First, Romans 1:17, "...for it [the Gospel] is the power of God for salvation..." The Gospel, not my intellect, is going to get people saved. And secondly 1 Cor. 13:2, "and if I... know all mysteries and all knowledge... but do not have love, I am nothing."
I applied this wisdom to my evangelism. I preached the Gospel as lovingly as possible, in humility, letting people tell me I'm stupid, and always responding with a loving exhortation not to reject the message I've brought, answering questions and giving reasons still, but always with love and humility. The passion and pleasure I now have for evangelism greatly exceeds that of the intellectual domination of my previous evangelistic experiences.

So again, in relation to specific sin, where have you gained more pleasure in the righteous, versus the sinful, act?

What does this tell you about other sins you struggle with?

My point here is mutual encouragement in seeing love to Christ through obedience lifted up as the most satisfying way to live, pressing others on in their struggles to do the same.


----------



## Scott1 (Feb 16, 2009)

It's edifying to hear how God is working in your life.

There's no easy answer to your question. It has been helpful for me to look at using what the reformed theology calls "the means of grace"- primarily reading and rightly hearing God's Word, prayer, and the Lord's Supper. When you focus attention on these, beginning on the Lord's Day, the Lord does strengthen your faith. I've become more aware of that.

If we spend 10 hours listening to, watching or participating in worldly music, news, and entertainment and only 1/2 hour meditating on the Word, praying and the Lord's Supper, our faith will be weaker. So prioritizing these "means of grace" helps.

It amazes me (shouldn't so much but it does) how much God rewards obedience. There is blessing in obedience. It's not necessarily cash right now, but may be health, good relations, a good name, peace of mind, etc. but God really does bless obedience. Using the "means of grace" lessens (doesn't eliminate) the "old nature" and its rotten, rebellious, sinful tendencies but you'll notice they decrease, and with it, your joy will increase.

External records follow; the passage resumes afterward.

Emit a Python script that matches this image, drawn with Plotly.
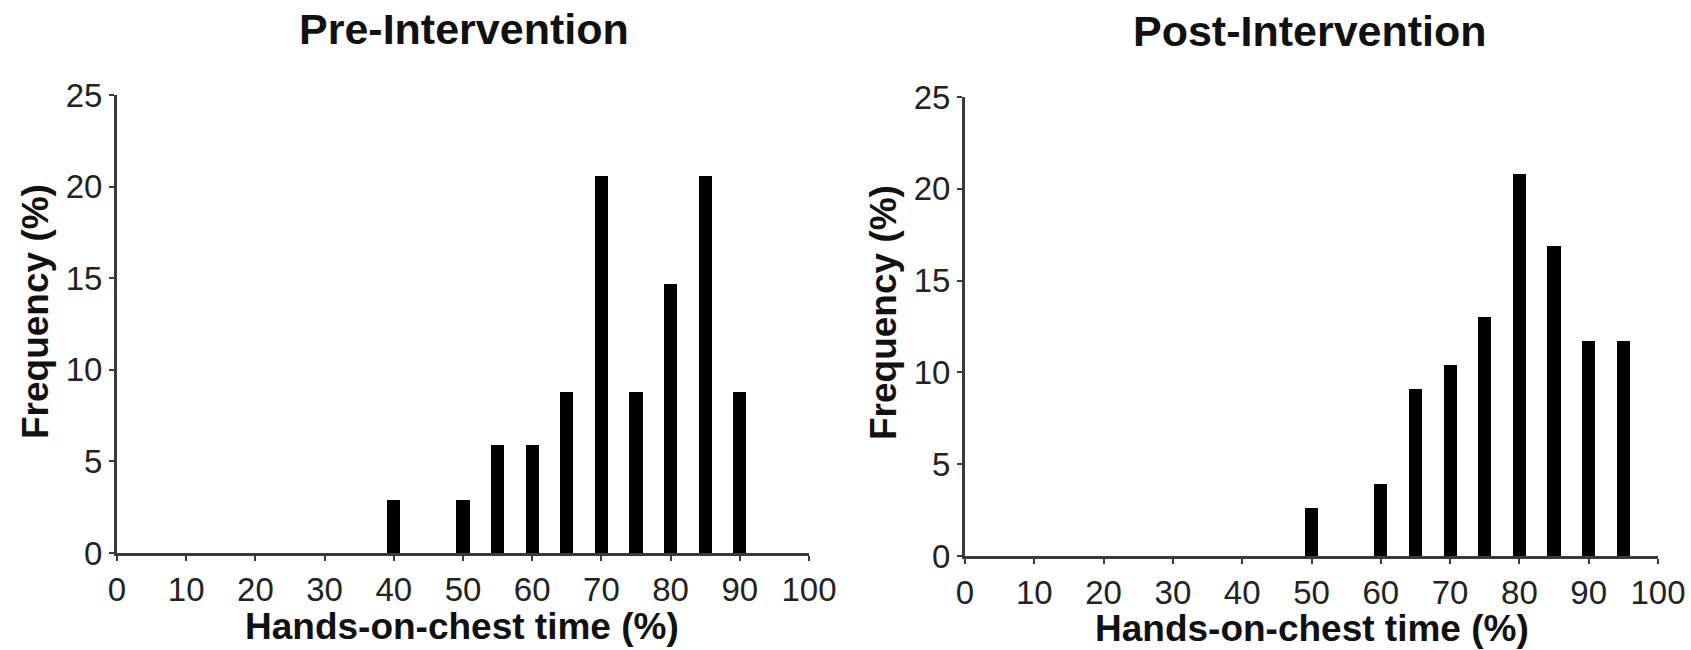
import plotly.graph_objects as go

# Hands-on-chest time bins (%) and frequency (%) per bin
pre_bins = [40, 50, 55, 60, 65, 70, 75, 80, 85, 90]
pre_freq = [2.9, 2.9, 5.9, 5.9, 8.8, 20.6, 8.8, 14.7, 20.6, 8.8]

post_bins = [50, 60, 65, 70, 75, 80, 85, 90, 95]
post_freq = [2.6, 3.9, 9.1, 10.4, 13.0, 20.8, 16.9, 11.7, 11.7]

panel_titles = ["Pre-Intervention", "Post-Intervention"]
x_title = "Hands-on-chest time (%)"
y_title = "Frequency (%)"
x_ticks = [0, 10, 20, 30, 40, 50, 60, 70, 80, 90, 100]
y_ticks = [0, 5, 10, 15, 20, 25]

W, H = 1691, 650
FONT = "Liberation Sans, Arial, sans-serif"
INK = "#111111"
AXIS = "#3a3a3a"

fig = go.Figure()
fig.add_trace(go.Bar(x=pre_bins, y=pre_freq, width=1.9, marker=dict(color="black", line=dict(width=0)),
                     xaxis="x", yaxis="y", showlegend=False))
fig.add_trace(go.Bar(x=post_bins, y=post_freq, width=1.9, marker=dict(color="black", line=dict(width=0)),
                     xaxis="x2", yaxis="y2", showlegend=False))

def px_x(p):
    return p / W

def px_y(p):
    return (H - p) / H

common_x = dict(range=[0, 100], tickvals=x_ticks, ticktext=[str(v) for v in x_ticks],
                showgrid=False, zeroline=False, showline=True, linecolor=AXIS, linewidth=3,
                ticks="outside", ticklen=5, tickwidth=2, tickcolor=AXIS, automargin=False,
                tickfont=dict(family=FONT, size=33, color="#222222"), fixedrange=True)
common_y = dict(range=[0, 25], tickvals=y_ticks, ticktext=[str(v) for v in y_ticks],
                showgrid=False, zeroline=False, showline=True, linecolor=AXIS, linewidth=3,
                ticks="outside", ticklen=5, tickwidth=2, tickcolor=AXIS, automargin=False,
                tickfont=dict(family=FONT, size=33, color="#222222"), fixedrange=True)

fig.update_layout(
    width=W, height=H,
    margin=dict(l=0, r=0, t=0, b=0, pad=0, autoexpand=False),
    paper_bgcolor="white", plot_bgcolor="white",
    bargap=0,
    xaxis=dict(domain=[px_x(117), px_x(809)], anchor="y", **common_x),
    yaxis=dict(domain=[px_y(553), px_y(95)], anchor="x", **common_y),
    xaxis2=dict(domain=[px_x(965), px_x(1658)], anchor="y2", **common_x),
    yaxis2=dict(domain=[px_y(556), px_y(97)], anchor="x2", **common_y),
)

annotations = [
    dict(text=f"<b>{panel_titles[0]}</b>", x=px_x(464), y=px_y(29), font=dict(size=43)),
    dict(text=f"<b>{panel_titles[1]}</b>", x=px_x(1310), y=px_y(31), font=dict(size=43)),
    dict(text=f"<b>{x_title}</b>", x=px_x(462), y=px_y(626), font=dict(size=37)),
    dict(text=f"<b>{x_title}</b>", x=px_x(1312), y=px_y(628), font=dict(size=37)),
    dict(text=f"<b>{y_title}</b>", x=px_x(35), y=px_y(312), font=dict(size=37), textangle=-90),
    dict(text=f"<b>{y_title}</b>", x=px_x(883), y=px_y(313), font=dict(size=37), textangle=-90),
]
for a in annotations:
    a["font"].update(family=FONT, color=INK)
    fig.add_annotation(xref="paper", yref="paper", xanchor="center", yanchor="middle",
                       showarrow=False, **a)

fig.write_html("out.html")
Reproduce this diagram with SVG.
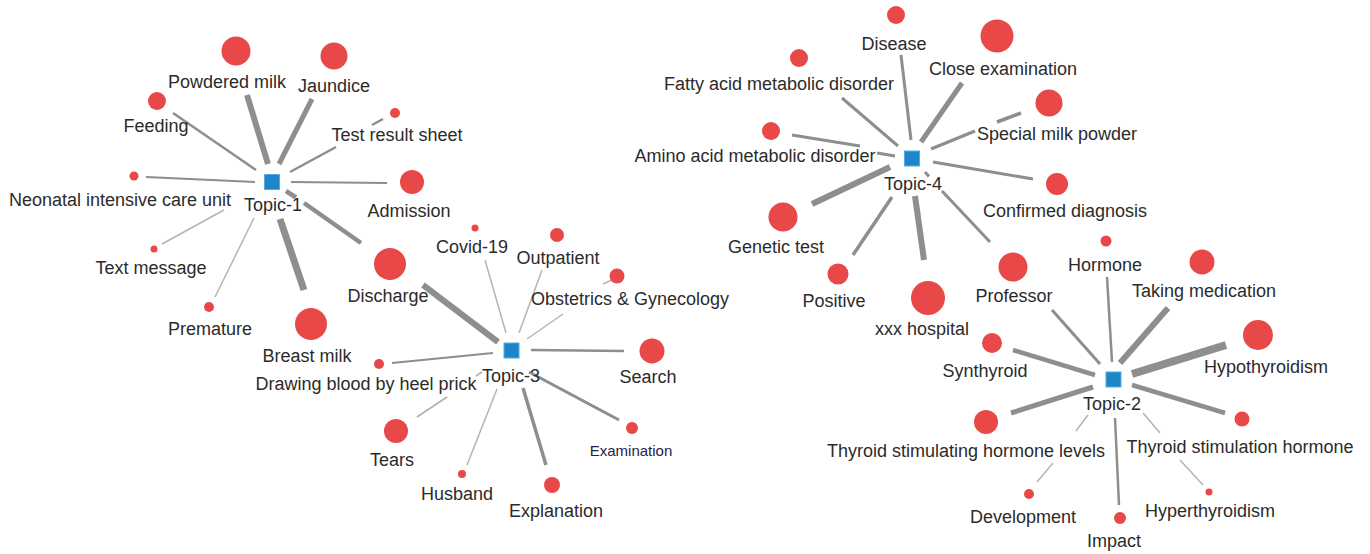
<svg xmlns="http://www.w3.org/2000/svg" width="1370" height="554" viewBox="0 0 1370 554">
<style>
  .bg{fill:#ffffff}
  .e{fill:none;stroke:#8e8e8e;stroke-linecap:butt}
  .lt{stroke:#b4b4b4}
  .w15{stroke-width:1.5}
  .w2{stroke-width:2}
  .w25{stroke-width:2.5}
  .w3{stroke-width:3}
  .w35{stroke-width:3.5}
  .w4{stroke-width:4.5}
  .w5{stroke-width:5}
  .w6{stroke-width:6}
  .w7{stroke-width:7}
  .w8{stroke-width:8}
  .n{fill:#e84848}
  .t{fill:#1b87c9;stroke:#5aaae0;stroke-width:1}
  text{font-family:"Liberation Sans",Arial,sans-serif;font-size:18px;fill:#2b2b2b;text-anchor:middle}
  text.small{font-size:15px;fill:#23234a}
</style>
<rect class="bg" x="0" y="0" width="1370" height="554"/>

<g id="connectors">
  <!-- Topic-1 -->
  <path class="e w6" d="M268,164 L247,95"/>
  <path class="e w5" d="M279,164 L312,99"/>
  <path class="e w25" d="M256,170 L173,113"/>
  <path class="e w25" d="M290,172 L336,147 M372,125 L383,119"/>
  <path class="e w2" d="M146,177 L255,182"/>
  <path class="e w2" d="M291,182 L387,183"/>
  <path class="e lt w15" d="M162,244 L224,210"/>
  <path class="e lt w15" d="M215,297 L254,218"/>
  <path class="e w7" d="M280,219 L304,290"/>
  <path class="e w4" d="M286,191 L296,197.5 M304,203 L361,243"/>
  <!-- Topic-3 -->
  <path class="e w6" d="M498,342 L423,285"/>
  <path class="e lt w15" d="M485,260 L506,333"/>
  <path class="e lt w15" d="M542,270 L519,333"/>
  <path class="e lt w15" d="M527,339 L563,314 M603,284 L612,280"/>
  <path class="e w25" d="M531,350 L624,351"/>
  <path class="e w2" d="M392,363 L493,353"/>
  <path class="e lt w2" d="M417,417 L447,397 M476,376 L482,372"/>
  <path class="e lt w15" d="M467,465 L497,389"/>
  <path class="e w35" d="M546,465 L523,388"/>
  <path class="e w3" d="M619,420 L529,372"/>
  <!-- Topic-4 -->
  <path class="e w3" d="M901,55 L911,140"/>
  <path class="e w5" d="M962,83 L921,142"/>
  <path class="e w3" d="M842,98 L898,146"/>
  <path class="e w35" d="M931,149 L975,131 M997,122 L1021,113"/>
  <path class="e w3" d="M792,135 L860,146 M877,153 L895,156"/>
  <path class="e w3" d="M933,162 L1033,179"/>
  <path class="e w6" d="M812,204 L890,167"/>
  <path class="e w35" d="M853,255 L892,197"/>
  <path class="e w6" d="M924,260 L915,196"/>
  <path class="e w3" d="M925,172 L929,176.5 M942,191 L990,242"/>
  <!-- Topic-2 -->
  <path class="e w3" d="M1052,310 L1100,364"/>
  <path class="e w25" d="M1107,277 L1112,362"/>
  <path class="e w6" d="M1168,308 L1120,363"/>
  <path class="e w8" d="M1226,345 L1132,374"/>
  <path class="e w4" d="M1132,385 L1225,413"/>
  <path class="e lt w15" d="M1143,413 L1160,433 M1180,460 L1203,485"/>
  <path class="e w25" d="M1115,418 L1119,505"/>
  <path class="e lt w15" d="M1088,415 L1076,431 M1053,463 L1037,482"/>
  <path class="e w4" d="M1013,350 L1095,375"/>
  <path class="e w5" d="M1011,413 L1093,387"/>
</g>

<!-- Topic-1 cluster -->
<g id="topic-1"><rect class="t" x="264.5" y="174.5" width="15" height="15"/><text x="273" y="211">Topic-1</text></g>
<g id="powdered-milk"><circle class="n" cx="236" cy="51" r="14.5"/><text x="227" y="88">Powdered milk</text></g>
<g id="jaundice"><circle class="n" cx="334" cy="56" r="13.5"/><text x="334" y="92">Jaundice</text></g>
<g id="feeding"><circle class="n" cx="157" cy="101" r="9"/><text x="156" y="132">Feeding</text></g>
<g id="test-result-sheet"><circle class="n" cx="395" cy="113" r="5"/><text x="397" y="141">Test result sheet</text></g>
<g id="nicu"><circle class="n" cx="134" cy="176" r="4.5"/><text x="120" y="206">Neonatal intensive care unit</text></g>
<g id="admission"><circle class="n" cx="412" cy="182" r="12"/><text x="409" y="217">Admission</text></g>
<g id="text-message"><circle class="n" cx="154" cy="249" r="3.5"/><text x="151" y="274">Text message</text></g>
<g id="premature"><circle class="n" cx="209" cy="307" r="5"/><text x="210" y="335">Premature</text></g>
<g id="breast-milk"><circle class="n" cx="311" cy="324" r="16"/><text x="307" y="362">Breast milk</text></g>
<g id="discharge"><circle class="n" cx="390" cy="264" r="16"/><text x="388" y="302">Discharge</text></g>

<!-- Topic-3 cluster -->
<g id="topic-3"><rect class="t" x="504" y="343" width="15" height="15"/><text x="511" y="382">Topic-3</text></g>
<g id="covid-19"><circle class="n" cx="475" cy="228" r="3.5"/><text x="472" y="253">Covid-19</text></g>
<g id="outpatient"><circle class="n" cx="557" cy="235" r="7"/><text x="558" y="264">Outpatient</text></g>
<g id="obgyn"><circle class="n" cx="617" cy="276" r="7.5"/><text x="630" y="305">Obstetrics &amp; Gynecology</text></g>
<g id="search"><circle class="n" cx="652" cy="351" r="12.5"/><text x="648" y="383">Search</text></g>
<g id="heel-prick"><circle class="n" cx="379" cy="364" r="5"/><text x="366" y="390">Drawing blood by heel prick</text></g>
<g id="tears"><circle class="n" cx="396" cy="431" r="12"/><text x="392" y="466">Tears</text></g>
<g id="husband"><circle class="n" cx="462" cy="474" r="4"/><text x="457" y="500">Husband</text></g>
<g id="explanation"><circle class="n" cx="552" cy="485" r="8"/><text x="556" y="517">Explanation</text></g>
<g id="examination"><circle class="n" cx="632" cy="428" r="6"/><text class="small" x="631" y="456">Examination</text></g>

<!-- Topic-4 cluster -->
<g id="topic-4"><rect class="t" x="904.5" y="151" width="15" height="15"/><text x="913" y="190">Topic-4</text></g>
<g id="disease"><circle class="n" cx="896" cy="15" r="9"/><text x="894" y="50">Disease</text></g>
<g id="close-examination"><circle class="n" cx="997" cy="36" r="16.5"/><text x="1003" y="75">Close examination</text></g>
<g id="fatty-acid"><circle class="n" cx="799" cy="58" r="9"/><text x="779" y="90">Fatty acid metabolic disorder</text></g>
<g id="special-milk"><circle class="n" cx="1049" cy="103" r="13.5"/><text x="1057" y="140">Special milk powder</text></g>
<g id="amino-acid"><circle class="n" cx="771" cy="131" r="9"/><text x="755" y="162">Amino acid metabolic disorder</text></g>
<g id="confirmed-diagnosis"><circle class="n" cx="1057" cy="184" r="11"/><text x="1065" y="217">Confirmed diagnosis</text></g>
<g id="genetic-test"><circle class="n" cx="783" cy="217" r="14.5"/><text x="776" y="253">Genetic test</text></g>
<g id="positive"><circle class="n" cx="838" cy="274" r="10.5"/><text x="834" y="307">Positive</text></g>
<g id="xxx-hospital"><circle class="n" cx="928" cy="298" r="17"/><text x="922" y="335">xxx hospital</text></g>
<g id="professor"><circle class="n" cx="1013" cy="267" r="14.5"/><text x="1014" y="302">Professor</text></g>

<!-- Topic-2 cluster -->
<g id="topic-2"><rect class="t" x="1106" y="372" width="15" height="15"/><text x="1112" y="410">Topic-2</text></g>
<g id="hormone"><circle class="n" cx="1106" cy="241" r="5.5"/><text x="1105" y="271">Hormone</text></g>
<g id="taking-medication"><circle class="n" cx="1202" cy="262" r="12.5"/><text x="1204" y="297">Taking medication</text></g>
<g id="hypothyroidism"><circle class="n" cx="1258" cy="335" r="15"/><text x="1266" y="373">Hypothyroidism</text></g>
<g id="tsh"><circle class="n" cx="1242" cy="419" r="7.5"/><text x="1240" y="453">Thyroid stimulation hormone</text></g>
<g id="hyperthyroidism"><circle class="n" cx="1209" cy="492" r="3.5"/><text x="1210" y="517">Hyperthyroidism</text></g>
<g id="impact"><circle class="n" cx="1120" cy="518" r="6"/><text x="1114" y="547">Impact</text></g>
<g id="development"><circle class="n" cx="1029" cy="494" r="5"/><text x="1023" y="523">Development</text></g>
<g id="tsh-levels"><circle class="n" cx="986" cy="422" r="12"/><text x="966" y="457">Thyroid stimulating hormone levels</text></g>
<g id="synthyroid"><circle class="n" cx="992" cy="343" r="10"/><text x="985" y="377">Synthyroid</text></g>
</svg>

So, make it your business to use the means of grace frequently, sin's impact will lessen, and you can ask God for what you desire. What He has made you to enjoy. He will give you many good things- for His Honor and His Glory.


----------



## CNJ (Feb 16, 2009)

Like your prideful intellectualism, Scott, I struggle with my own prideful actions at times. Was't I a Christian and didn't people expect certain Christian prefection from me!

My sinful pride used to appear as I tried to be and do for everyone  and then I would indulge in "hurt" that others didn't do for me or weren't there for me.  A big burden was lifted when I realized my sinful practices of pride and attitude. 

As I have gotten older I have realized that I cannot do everything or be everything. It's okay that I slow down. He gets the glory and not me.

The one thing I do every day, however, is devotions. I use my iPod to listen to The Daily Audio Bible. I am on my second year doing this and it is so rewarding. Other priorities tend to fall in line when God's instruction prevails. Yet I am still learning to crucify myself and let Him be and do.


----------